Trees also release vast clouds of beneficial chemicals. On a large scale, some of these aerosols appear to help regulate the climate; others are anti-bacterial, anti-fungal and anti-viral. We need to learn much more about the role these chemicals play in nature. One of these substances, taxane, from the Pacific yew tree, has become a powerful treatment for breast and other cancers. Aspirin’s active ingredient comes from willows.
Trees are greatly underutilized as an eco-technology. “Working trees” could absorb some of the excess phosphorus and nitrogen that run off farm fields and help heal the dead zone in the Gulf of Mexico. In Africa, millions of acres of parched land have been reclaimed through strategic tree growth.
Trees are also the planet’s heat shield.
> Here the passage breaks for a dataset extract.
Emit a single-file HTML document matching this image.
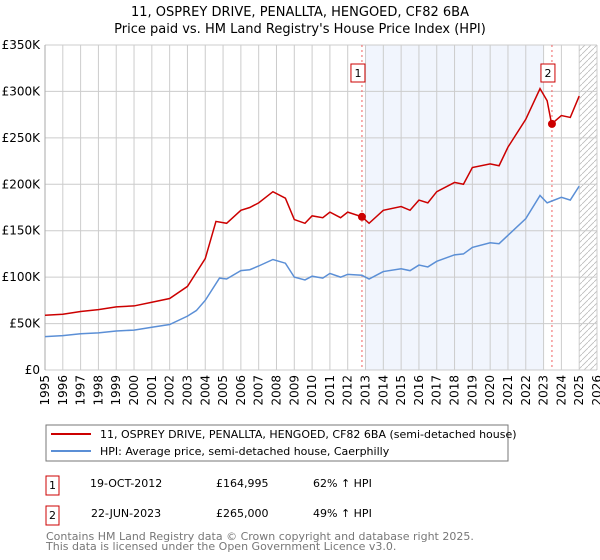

They keep the concrete and asphalt of cities and suburbs 10 or more degrees cooler and protect our skin from the sun’s harsh UV rays. The Texas Department of Forestry has estimated that the die-off of shade trees will cost Texans hundreds of millions of dollars more for air-conditioning. Trees, of course, sequester carbon dioxide, a greenhouse gas that makes the planet warmer. A study by the Carnegie Institution for Science also found that water vapor from forests lowers ambient temperatures.
A big question is, which trees should we be planting? Ten years ago, I met a shade tree farmer named David Milarch, a co-founder of the Champion Tree Project who has been cloning some of the world’s oldest and largest trees to protect their genetics, from California redwoods to the oaks of Ireland. “These are the supertrees, and they have stood the test of time,” he says.
Science doesn’t know if these genes will be important on a warmer planet, but an old proverb seems apt. “When is the best time to plant a tree?” The answer: “Twenty years ago. The second-best time? Today.”
Jim Robbins is the author of the forthcoming book “The Man Who Planted Trees.”
This article has been revised to reflect the following correction:
Correction: April 13, 2012
An earlier version of this essay referred incorrectly to one of the greenhouse gases that are warming the planet. It is carbon dioxide, not carbon.
Written by Jim Robbins, April 11, 2012 – New York Times
Note: I love forest bathing! Nature is so healing.
“Live in the sunshine, swim the sea, drink the wild air.”